Although it was bound to happen at some point, it wasn’t a sight or sound we looked forward to. A high water level in the toilet and a whirring macerator. Oh dear. A bit of hopeful repeat flushing and some half hearted plunging lead to the inevitable – the toilet getting a trip out onto the tow path. We didn’t see Bradbury pass any of those on her tow path walk last night. A couple of hours, lots of kitchen roll and latex gloves later (ew ew ew!); it was back in place and plumbed. Pressed the button, held our breath and it sort of worked…just to check…pressed again, held our breath – nope, that menacing water rose. Aaaaaaaarghhhh! Silver lining, we only had to reverse 50 metres into Chirk marina. Fifteen minutes later and all was flowing, yippeee. So lucky that all the Chirk hire boats have exactly the same macerator, so they knew exactly what to do. Without too much sado toilet info, Nick had almost fixed it, but a pencil thin pipe that regulates the air flow and prevents a vacuum was still blocked. Apparently it took Chirk two seasons to totally figure it out. Nick really enjoyed getting to know how it worked and once I’d stoppped being totally grossed out it was kind of facinating.

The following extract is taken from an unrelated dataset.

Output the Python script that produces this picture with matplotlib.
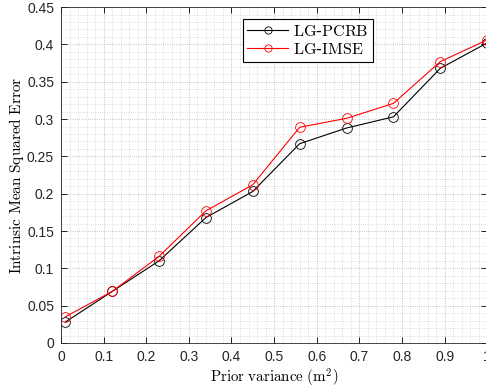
import matplotlib
matplotlib.use('Agg')
import matplotlib.pyplot as plt
from matplotlib.ticker import MultipleLocator

# data
prior_var = [0.01, 0.12, 0.23, 0.34, 0.45, 0.56, 0.67, 0.78, 0.89, 1.0]
lg_pcrb = [0.028, 0.069, 0.110, 0.168, 0.203, 0.267, 0.288, 0.303, 0.368, 0.402]
lg_imse = [0.035, 0.069, 0.116, 0.177, 0.212, 0.289, 0.301, 0.321, 0.377, 0.406]

plt.rcParams['mathtext.fontset'] = 'cm'

fig = plt.figure(figsize=(4.86, 3.87), dpi=100)
ax = fig.add_axes([0.1255, 0.1137, 0.877, 0.868])

ax.plot(prior_var, lg_pcrb, color='black', lw=0.8, marker='o', ms=7,
        mfc='none', mew=0.6, label=r'$\mathrm{LG}$-$\mathrm{PCRB}$')
ax.plot(prior_var, lg_imse, color='red', lw=0.8, marker='o', ms=7,
        mfc='none', mew=0.6, label=r'$\mathrm{LG}$-$\mathrm{IMSE}$')

ax.set_xlim(0, 1)
ax.set_ylim(0, 0.45)
ax.xaxis.set_minor_locator(MultipleLocator(0.02))
ax.yaxis.set_minor_locator(MultipleLocator(0.01))
ax.set_xticks([0, 0.1, 0.2, 0.3, 0.4, 0.5, 0.6, 0.7, 0.8, 0.9, 1.0])
ax.set_xticklabels(['0', '0.1', '0.2', '0.3', '0.4', '0.5', '0.6', '0.7', '0.8', '0.9', '1'])
ax.set_yticks([0, 0.05, 0.1, 0.15, 0.2, 0.25, 0.3, 0.35, 0.4, 0.45])
ax.set_yticklabels(['0', '0.05', '0.1', '0.15', '0.2', '0.25', '0.3', '0.35', '0.4', '0.45'])

ax.grid(True, which='major', ls=':', color='#b0b0b0', lw=0.6)
ax.grid(True, which='minor', ls=':', color='#c8c8c8', lw=0.5)
ax.tick_params(which='major', direction='in', top=True, right=True, length=4,
               width=0.6, labelsize=10, labelcolor='#262626', pad=5)
ax.tick_params(which='minor', length=0)
for lab in ax.get_xticklabels() + ax.get_yticklabels():
    lab.set_fontfamily('Liberation Sans')
for s in ax.spines.values():
    s.set_linewidth(0.6)
    s.set_color('#262626')

ax.set_xlabel(r'$\mathrm{Prior\ variance\ (m^2)}$', fontsize=10.8, labelpad=2)
ax.set_ylabel(r'$\mathrm{Intrinsic\ Mean\ Squared\ Error}$', fontsize=11, labelpad=1)

leg = ax.legend(loc='upper left', bbox_to_anchor=(0.426, 0.965), fontsize=11.6,
                fancybox=False, framealpha=1, edgecolor='black',
                handlelength=2.5, borderpad=0.3, labelspacing=0.2,
                handletextpad=0.3, borderaxespad=0, markerscale=0.75)
leg.get_frame().set_linewidth(0.8)

plt.savefig('out.png', dpi=100)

Sunshine towards the end of the afternoon and the temperatures really plummeted. Flew through the tunnels and the over the aqueduct. Moored at the top of two locks ready for the morning as we’re booked into the Montgomery canal for 12 ‘o’ clock, that’s four miles, two locks and the forecast says 50mph wind – joy.

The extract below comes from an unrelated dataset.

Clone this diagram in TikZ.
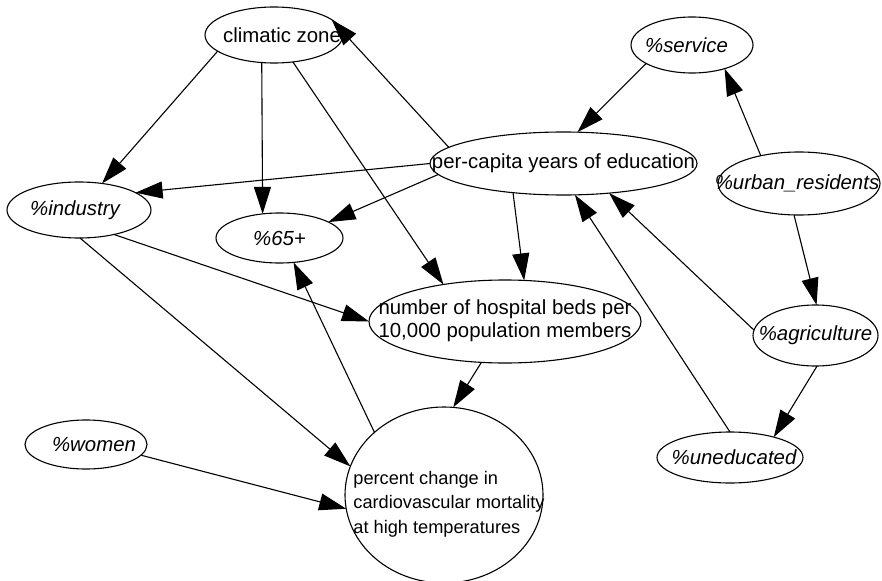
\documentclass[tikz,border=0pt]{standalone}
\usepackage{fontspec}
\setmainfont{Liberation Sans}
\usetikzlibrary{arrows.meta,shapes.geometric}

% label of zero width, so that the ellipse keeps its given size
\newcommand{\lbl}[2][0pt]{\makebox[0pt]{\hspace*{#1}#2}}

\begin{document}
\begin{tikzpicture}[x=1pt,y=-1pt,->,>={Triangle[length=27pt,width=17pt]},line width=1.1pt,
  factor/.style 2 args={draw,ellipse,minimum width=#1,minimum height=#2,inner sep=0pt,
    outer sep=0pt,font=\fontsize{20.4}{23}\selectfont},
  share/.style={font=\fontsize{20.4}{23}\selectfont\itshape}]

\useasboundingbox (0,0) rectangle (882,580);

\node[factor={138}{56}] (cz) at (274,35) {\lbl[16pt]{climatic zone}};
\node[factor={122}{56},share] (svc) at (692,45) {\lbl[-11pt]{\%service}};
\node[factor={267}{63}] (edu) at (563.5,163.5) {\lbl{per-capita years of education}};
\node[factor={162}{63},share] (urb) at (799,183.5) {\lbl[-4pt]{\%urban\_residents}};
\node[factor={144}{56},share] (ind) at (79,210) {\lbl[-8pt]{\%industry}};
\node[factor={127}{50},share] (old) at (279.5,238) {\lbl{\%65+}};
\node[factor={272}{83}] (beds) at (505,321.5)
  {\lbl{\begin{tabular}{@{}l@{}}number of hospital beds per\\10,000 population members\end{tabular}}};
\node[factor={125}{61},share] (agri) at (815.5,335.5) {\lbl{\%agriculture}};
\node[factor={122}{49},share] (wom) at (86,444.5) {\lbl[16pt]{\%women}};
\node[factor={146}{51},share] (uned) at (730,457.5) {\lbl[8pt]{\%uneducated}};
\node[factor={198}{176},font=\fontsize{18.2}{24.5}\selectfont] (cvd) at (444,495)
  {\lbl[10pt]{\raisebox{-13pt}[0pt][0pt]{\begin{tabular}{@{}l@{}}percent change in\\
    cardiovascular mortality\\at high temperatures\end{tabular}}}};

\path (cz.196) edge (ind.49)
  (cz.246) edge (old.125)
  (cz.305) edge (beds.149)
  (edu.172) edge (cz.15)
  (edu.180) edge (ind.17)
  (edu.185) edge (old.18)
  (edu.210) edge (beds.65)
  (svc.202) edge (edu.66)
  (urb.144) edge (svc.324)
  (urb.261) edge (agri.88)
  (agri.175) edge (edu.327)
  (uned.90) edge (edu.290)
  (agri.273) edge (uned.25)
  (ind.325) edge (beds.180)
  (ind.272) edge (cvd.163)
  (beds.240) edge (cvd.84)
  (cvd.138) edge (old.300)
  (wom.349) edge (cvd.188);

\end{tikzpicture}
\end{document}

Tipping down first thing this morning and our 48 hours were up. so we drank our coffee hoping not to get ordered out by the life jacket wearing mooring marshal. The rain cleared, then we said a heavy hearted farwell to the water and electric hook up, headed upstream before reaching the most Western point of the linked canal network. Turned round and then began travelling with the flow – yikes…such a big difference, even had to hit reverse, good to feel like you’re not killing the engine. Back to the Aqueduct in record time and over. Walked down to look up at the aqueduct, passed what should have been a canal all the way upto Chester but was never completed and also some tourists who didn’t think much to the Welsh air.

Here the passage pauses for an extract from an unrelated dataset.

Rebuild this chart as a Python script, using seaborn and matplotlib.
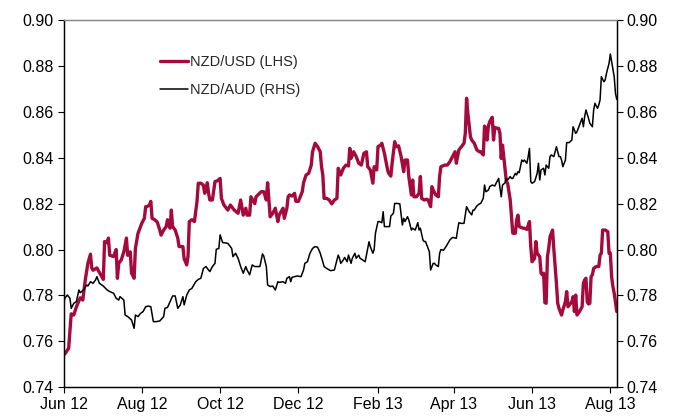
import pandas as pd
import matplotlib
matplotlib.use("Agg")
import matplotlib.pyplot as plt
import matplotlib.dates as mdates
import seaborn as sns

# dias desde 1 jun 2012 e cotações
start = pd.Timestamp("2012-06-01")

usd_days = [0, 1, 4, 6, 8, 10, 13, 15, 17, 19, 21, 22, 23, 26, 28, 31, 32, 34, 35, 36,
            39, 41, 42, 43, 45, 47, 49, 50, 52, 53, 55, 56, 58, 61, 63, 64, 65, 67, 68, 69,
            71, 73, 75, 76, 78, 80, 81, 83, 84, 85, 87, 89, 90, 93, 94, 96, 97, 98, 100, 102,
            104, 105, 107, 109, 110, 112, 113, 114, 116, 118, 120, 122, 123, 125, 128, 130, 133, 136, 138, 140,
            142, 143, 145, 146, 149, 150, 154, 156, 158, 159, 161, 163, 165, 167, 168, 171, 172, 174, 175, 176,
            178, 180, 181, 183, 186, 187, 189, 191, 193, 194, 196, 198, 200, 201, 202, 203, 205, 207, 209, 211,
            213, 214, 216, 218, 220, 222, 223, 224, 226, 228, 230, 232, 234, 236, 237, 239, 241, 242, 244, 245,
            247, 248, 250, 252, 253, 255, 256, 258, 259, 261, 263, 265, 266, 268, 269, 271, 272, 273, 275, 277,
            278, 279, 281, 283, 284, 286, 287, 288, 290, 292, 293, 294, 297, 299, 301, 303, 305, 306, 308, 310,
            312, 313, 314, 315, 317, 318, 320, 322, 324, 325, 327, 328, 329, 330, 331, 332, 334, 335, 336, 338,
            339, 340, 341, 342, 344, 345, 346, 348, 349, 350, 352, 353, 354, 355, 358, 359, 361, 363, 364, 365,
            367, 368, 369, 371, 372, 373, 374, 375, 376, 377, 378, 379, 381, 382, 384, 385, 386, 388, 389, 391,
            392, 393, 395, 396, 397, 398, 399, 400, 402, 404, 405, 406, 407, 408, 409, 410, 411, 412, 413, 415,
            417, 418, 419, 420, 422, 424, 425, 426, 427, 428, 429, 431]
usd_vals = [0.7548, 0.7545, 0.757, 0.772, 0.7715, 0.775, 0.779, 0.778, 0.787, 0.794, 0.798, 0.792, 0.791, 0.792, 0.790, 0.787, 0.8035, 0.803, 0.805, 0.7975,
            0.797, 0.800, 0.7875, 0.794, 0.7955, 0.799, 0.805, 0.7975, 0.799, 0.7897, 0.7875, 0.8005, 0.807, 0.8115, 0.8136, 0.8187, 0.8187, 0.8194, 0.821, 0.8136,
            0.813, 0.812, 0.8085, 0.8063, 0.8085, 0.810, 0.813, 0.8093, 0.8172, 0.810, 0.8085, 0.805, 0.8013, 0.8013, 0.796, 0.7933, 0.797, 0.8122, 0.813, 0.8122,
            0.821, 0.8289, 0.8289, 0.828, 0.8245, 0.8291, 0.8245, 0.8216, 0.8216, 0.8296, 0.830, 0.831, 0.8223, 0.8194, 0.8172, 0.8194, 0.8172, 0.8158, 0.8216, 0.815,
            0.818, 0.815, 0.815, 0.823, 0.820, 0.823, 0.8252, 0.8252, 0.8216, 0.8291, 0.8143, 0.8158, 0.818, 0.8122, 0.815, 0.818, 0.8136, 0.818, 0.823, 0.8238,
            0.8233, 0.8245, 0.821, 0.821, 0.8252, 0.8291, 0.8325, 0.8332, 0.8368, 0.8426, 0.8463, 0.8448, 0.8426, 0.8361, 0.8325, 0.8223, 0.8223, 0.8216, 0.8199, 0.8216,
            0.8223, 0.8354, 0.8325, 0.8354, 0.8368, 0.8364, 0.8441, 0.8397, 0.8426, 0.8405, 0.8376, 0.8368, 0.8419, 0.8426, 0.8361, 0.8347, 0.8289, 0.8361, 0.8347, 0.8448,
            0.8455, 0.8463, 0.8419, 0.8361, 0.8335, 0.832, 0.8376, 0.847, 0.8448, 0.8452, 0.8405, 0.8339, 0.839, 0.839, 0.8318, 0.8238, 0.8303, 0.823, 0.823, 0.8245,
            0.8318, 0.8223, 0.8216, 0.8219, 0.8216, 0.8187, 0.8274, 0.8259, 0.8238, 0.823, 0.8318, 0.8361, 0.8368, 0.8368, 0.8383, 0.8405, 0.8426, 0.8376, 0.8434, 0.8448,
            0.8463, 0.8506, 0.8659, 0.8593, 0.8492, 0.8477, 0.8463, 0.8434, 0.8426, 0.8426, 0.8412, 0.8538, 0.8521, 0.8477, 0.8538, 0.8557, 0.8576, 0.8477, 0.8532, 0.8528,
            0.8528, 0.8506, 0.8397, 0.8455, 0.8347, 0.8296, 0.8289, 0.8216, 0.8143, 0.8071, 0.8071, 0.8129, 0.815, 0.810, 0.8093, 0.8093, 0.8088, 0.8122, 0.8013, 0.7947,
            0.7962, 0.8035, 0.7984, 0.7969, 0.7897, 0.789, 0.7897, 0.7769, 0.7766, 0.7969, 0.8005, 0.8056, 0.8085, 0.800, 0.7853, 0.7766, 0.7744, 0.7715, 0.7737, 0.7773,
            0.7817, 0.7751, 0.7766, 0.7773, 0.7795, 0.773, 0.7802, 0.7715, 0.773, 0.7751, 0.7853, 0.7868, 0.7875, 0.7773, 0.7763, 0.7766, 0.7882, 0.789, 0.7918, 0.7926,
            0.7926, 0.7976, 0.7984, 0.8085, 0.8085, 0.8078, 0.7984, 0.7984, 0.7882, 0.7839, 0.781, 0.773]

aud_days = [0, 1, 3, 5, 6, 8, 10, 12, 13, 16, 18, 19, 21, 23, 25, 26, 28, 31, 34, 36,
            39, 41, 43, 44, 47, 48, 50, 53, 55, 56, 58, 60, 62, 64, 66, 68, 70, 72, 75, 78,
            79, 81, 83, 85, 87, 89, 91, 93, 94, 96, 98, 100, 103, 105, 107, 109, 111, 112, 114, 116,
            118, 119, 121, 122, 124, 125, 128, 131, 132, 134, 136, 138, 140, 142, 143, 145, 147, 149, 151, 153,
            155, 156, 158, 159, 161, 163, 165, 167, 168, 171, 173, 174, 176, 177, 178, 180, 182, 185, 187, 188,
            190, 192, 194, 196, 198, 200, 202, 203, 205, 208, 211, 212, 214, 215, 216, 218, 219, 221, 222, 224,
            225, 227, 228, 230, 231, 233, 235, 237, 238, 239, 241, 242, 243, 245, 246, 248, 249, 250, 252, 254,
            255, 257, 258, 260, 262, 264, 265, 266, 268, 269, 271, 272, 274, 276, 277, 278, 280, 281, 282, 284,
            285, 286, 288, 289, 290, 292, 293, 294, 296, 298, 301, 303, 306, 307, 308, 310, 312, 313, 314, 316,
            318, 319, 320, 322, 324, 325, 327, 328, 329, 331, 332, 334, 336, 337, 339, 341, 342, 344, 345, 346,
            348, 349, 350, 352, 353, 354, 355, 357, 358, 359, 361, 362, 363, 364, 365, 367, 369, 370, 371, 372,
            374, 375, 376, 378, 379, 380, 382, 383, 384, 386, 387, 388, 389, 391, 392, 394, 396, 397, 399, 400,
            401, 402, 404, 405, 406, 407, 409, 410, 412, 413, 414, 416, 417, 418, 419, 421, 422, 423, 425, 426,
            427, 429, 430, 431]
aud_vals = [0.7759, 0.7788, 0.7802, 0.7788, 0.7744, 0.7766, 0.7773, 0.7824, 0.7812, 0.7827, 0.7846, 0.7841, 0.786, 0.7853, 0.7868, 0.7882, 0.7853, 0.7841, 0.7824, 0.7817,
            0.781, 0.7788, 0.778, 0.7795, 0.778, 0.7715, 0.7708, 0.7693, 0.7657, 0.7715, 0.7708, 0.7722, 0.773, 0.7751, 0.7754, 0.7751, 0.7686, 0.7686, 0.7689, 0.7708,
            0.7744, 0.7748, 0.7773, 0.7798, 0.7798, 0.7744, 0.7759, 0.7795, 0.7759, 0.7802, 0.7824, 0.7831, 0.786, 0.787, 0.7875, 0.7918, 0.7926, 0.7918, 0.7904, 0.7926,
            0.794, 0.8001, 0.8005, 0.8064, 0.803, 0.803, 0.8027, 0.8005, 0.7969, 0.7984, 0.7962, 0.7926, 0.7897, 0.7926, 0.7911, 0.789, 0.7933, 0.7926, 0.7926, 0.7926,
            0.7981, 0.7972, 0.7926, 0.7846, 0.7839, 0.7841, 0.7824, 0.786, 0.7857, 0.786, 0.7853, 0.7875, 0.7882, 0.786, 0.7879, 0.7882, 0.7885, 0.7882, 0.7911, 0.794,
            0.7947, 0.7984, 0.8005, 0.8013, 0.801, 0.7984, 0.7947, 0.7926, 0.7918, 0.7908, 0.7911, 0.7933, 0.7976, 0.7962, 0.794, 0.7955, 0.7966, 0.7947, 0.7976, 0.794,
            0.7962, 0.7984, 0.7962, 0.7976, 0.7962, 0.7955, 0.7947, 0.8005, 0.8034, 0.8013, 0.7984, 0.800, 0.8071, 0.8122, 0.8122, 0.8117, 0.8165, 0.810, 0.810, 0.810,
            0.8146, 0.8158, 0.8201, 0.8201, 0.8199, 0.8107, 0.8136, 0.8122, 0.8143, 0.8129, 0.8085, 0.8093, 0.8085, 0.8117, 0.8085, 0.8093, 0.8042, 0.8035, 0.8035, 0.8005,
            0.7991, 0.7911, 0.794, 0.794, 0.7933, 0.7926, 0.7984, 0.800, 0.7997, 0.8013, 0.8042, 0.8053, 0.8049, 0.8085, 0.8117, 0.8114, 0.8114, 0.8151, 0.8187, 0.8165,
            0.8151, 0.8172, 0.8172, 0.819, 0.8199, 0.8201, 0.8223, 0.8281, 0.8252, 0.8259, 0.8274, 0.8281, 0.8277, 0.8289, 0.831, 0.823, 0.8281, 0.8291, 0.831, 0.8303,
            0.8318, 0.831, 0.831, 0.8332, 0.8325, 0.8339, 0.8335, 0.839, 0.8383, 0.839, 0.8376, 0.8405, 0.8441, 0.8296, 0.8289, 0.8296, 0.8332, 0.8376, 0.8303, 0.8347,
            0.8354, 0.8325, 0.8368, 0.8354, 0.8405, 0.8412, 0.8405, 0.8426, 0.8448, 0.8405, 0.8405, 0.839, 0.8361, 0.839, 0.8466, 0.8466, 0.8477, 0.8535, 0.8506, 0.8513,
            0.8528, 0.8543, 0.8572, 0.8535, 0.8579, 0.8608, 0.8572, 0.855, 0.8535, 0.8608, 0.8637, 0.8615, 0.863, 0.8652, 0.8753, 0.8731, 0.8739, 0.8768, 0.8811, 0.8852,
            0.8819, 0.8753, 0.868, 0.8654]

usd_label = "NZD/USD (LHS)"
aud_label = "NZD/AUD (RHS)"
y_ticks = [0.74, 0.76, 0.78, 0.80, 0.82, 0.84, 0.86, 0.88, 0.90]

df_usd = pd.DataFrame({"Data": start + pd.to_timedelta(usd_days, unit="D"), "Valor": usd_vals})
df_aud = pd.DataFrame({"Data": start + pd.to_timedelta(aud_days, unit="D"), "Valor": aud_vals})

sns.set_theme(style="white")
plt.rcParams["font.family"] = ["Liberation Sans", "DejaVu Sans"]

fig = plt.figure(figsize=(6.8, 4.18), dpi=100)
ax = fig.add_axes([0.0934, 0.0734, 0.8136, 0.8788])
ax2 = ax.twinx()

red = "#A50A3C"
sns.lineplot(data=df_usd, x="Data", y="Valor", ax=ax, color=red, linewidth=2.4,
             estimator=None, sort=False, label=usd_label, legend=False)
sns.lineplot(data=df_aud, x="Data", y="Valor", ax=ax2, color="black", linewidth=1.1,
             estimator=None, sort=False, label=aud_label, legend=False)

for a in (ax, ax2):
    a.set_ylim(0.74, 0.90)
    a.set_yticks(y_ticks)
    a.set_yticklabels([f"{v:.2f}" for v in y_ticks])
    a.set_xlabel("")
    a.set_ylabel("")
    a.tick_params(axis="both", direction="out", length=4, width=0.8, colors="black",
                  labelsize=11.5, pad=3)

ax.set_xlim(start, pd.Timestamp("2013-08-06"))
ax.xaxis.set_major_locator(mdates.MonthLocator(bymonth=[2, 4, 6, 8, 10, 12]))
ax.xaxis.set_major_formatter(mdates.DateFormatter("%b %y"))
ax.tick_params(axis="y", left=True)
ax2.tick_params(axis="y", right=True)
ax.tick_params(axis="x", bottom=True)

for a in (ax, ax2):
    for side in ["left", "right", "bottom"]:
        a.spines[side].set_color("black")
        a.spines[side].set_linewidth(0.9)
    a.spines["top"].set_color("#888888")
    a.spines["top"].set_linewidth(0.9)

h1, l1 = ax.get_legend_handles_labels()
h2, l2 = ax2.get_legend_handles_labels()
fig.legend(h1 + h2, l1 + l2, loc="upper left", bbox_to_anchor=(0.235, 0.869),
           frameon=False, fontsize=10.5, handlelength=1.95, handletextpad=0.12,
           borderpad=0, borderaxespad=0, labelspacing=1.0)

plt.savefig("out.png", dpi=100)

We hadn’t filled the diesel since leaving Aston and still had over 1/4 of a tank but needed pump out so pulled in for both at Chirk marina. Having read the sign saying to take care on the floating pontoon, I stepped off cautiously and got a few eye rolls and ‘boring old git’ looks from the boat. Picture of the day was almost in the bag when, having not read the sign, Fat Boy leapt from behind the tiller and almost wobbled into the water like a weeble.
Moored for the night just down from the marina. Full tank of water, full tank of diesel, two gas bottle and empty waste tank…life doesn’t get much better than that.